I have very large DOCX files that I was hoping to parse through and be able to build a database of sorts that shows the frequency of a word/string in the documents. From what I gather this is definitely not an easy task. I was just hoping for some direction as to a library that I could use to help me with this.
This is an example of what one may look like. The structure isn't consistent so that will complicate things as well. Any direction will be appreciated!!!
If (as per your comment) you're able to do this in Python, look at the following snippets:
So first thing to realise is that docx files are actually .zip archives containing a number of XML files. Most text-content will be stored in the word/document.xml
. Word does some complicated things with numbered lists, which will require you to also load other XMLs like styles.xml
.
The markup of DOCX files can be a pain as the document is structured in w:p (paragraphs) and arbitrary w:r (runs). These runs are basically 'a bit of typing', so it can either be one letter, or a couple of words together.

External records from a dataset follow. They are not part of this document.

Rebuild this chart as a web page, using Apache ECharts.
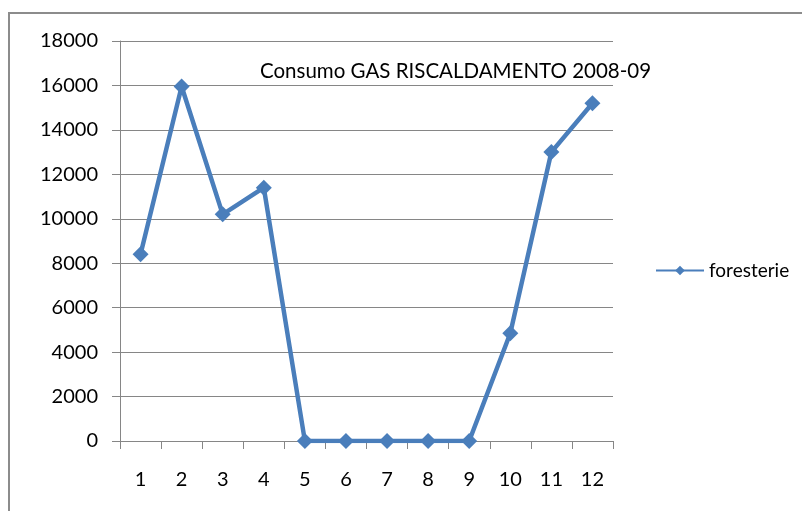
<!DOCTYPE html>
<html>
<head>
<meta charset="utf-8">
<script src="https://cdn.jsdelivr.net/npm/echarts@6/dist/echarts.min.js"></script>
<style>
  html,body{margin:0;padding:0;background:#fff}
  #chart{width:802px;height:511px}
</style>
</head>
<body>
<div id="chart"></div>
<script>
var months = ['1','2','3','4','5','6','7','8','9','10','11','12'];
var foresterie = [8400, 15950, 10200, 11400, 0, 0, 0, 0, 0, 4850, 13000, 15200];
var yTicks = [0, 2000, 4000, 6000, 8000, 10000, 12000, 14000, 16000, 18000];

var grey = '#868686', blue = '#4a7ebb';
var font = 'Lato, "Open Sans", sans-serif';

var ec = echarts.init(document.getElementById('chart'));
ec.setOption({
  animation: false,
  graphic: [{
    type: 'rect',
    shape: {x: 9, y: 13, width: 900, height: 600},
    style: {fill: 'none', stroke: '#8c8c8c', lineWidth: 2},
    silent: true
  }],
  title: {
    text: 'Consumo GAS RISCALDAMENTO 2008-09',
    left: 255, top: 56,
    textStyle: {fontFamily: font, fontSize: 20.5, fontWeight: 'normal', color: '#000'}
  },
  legend: {
    data: ['foresterie'],
    left: 650, top: 256,
    itemWidth: 48, itemHeight: 12, itemGap: 5,
    textStyle: {fontFamily: font, fontSize: 19, color: '#000'}
  },
  grid: {left: 120, top: 41, right: 189, bottom: 70},
  xAxis: {
    type: 'category',
    data: months,
    boundaryGap: true,
    axisLine: {lineStyle: {color: grey, width: 1}},
    axisTick: {show: true, length: 8, lineStyle: {color: grey}},
    axisLabel: {fontFamily: font, fontSize: 20, color: '#000', margin: 29}
  },
  yAxis: {
    type: 'value',
    min: yTicks[0], max: yTicks[yTicks.length - 1], interval: 2000,
    axisLine: {show: true, lineStyle: {color: grey, width: 1}},
    axisTick: {show: true, length: 8, lineStyle: {color: grey}},
    splitLine: {lineStyle: {color: grey, width: 1}},
    axisLabel: {fontFamily: font, fontSize: 20, color: '#000', margin: 22,
      formatter: function(v){ return String(v); }}
  },
  series: [{
    name: 'foresterie',
    type: 'line',
    data: foresterie,
    symbol: 'diamond',
    symbolSize: 16,
    lineStyle: {color: blue, width: 4.5},
    itemStyle: {color: blue}
  }]
});
</script>
</body>
</html>
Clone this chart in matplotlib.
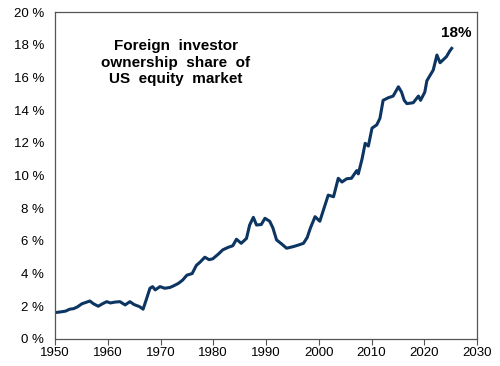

We use UpdateableZipFile from https://stackoverflow.com/a/35435548. This was primarily because we also wanted to be able to edit the documents, so you could potentially just use snippets from it.
import UpdateableZipFile
from lxml import etree
source_file = UpdateableZipFile(os.path.join(path, self.input_file))
nsmap = {'w': "http://schemas.openxmlformats.org/wordprocessingml/2006/main",
'mc': "http://schemas.openxmlformats.org/markup-compatibility/2006",
} #you might need a few more namespace definitions if you get funky docx inputs
document = source_file.read_member('word/document.xml') #returns the root of an Etree object based on the document.xml xml tree.
# Query the XML element using xpaths (don't use Regex), this gives the text of all paragraph nodes:
paragraph_list = document.xpath("//w:p/descendant-or-self::*/text()", namespaces=self.nsmap)
You can then feed the text to NLP such as Spacy:
import spacy
nlp = spacy.load("en_core_web_sm")
word_counts = {}
for paragraph in paragraph_list:
doc = nlp(paragraph)
for token in doc:
if token.text in word_counts:
word_counts[token.text]+=1
else:
word_counts[token.text]=1
Spacy will tokenize the text for you, and can do lots more in terms of Named Entity Recognition, Parts of Speech tagging etc.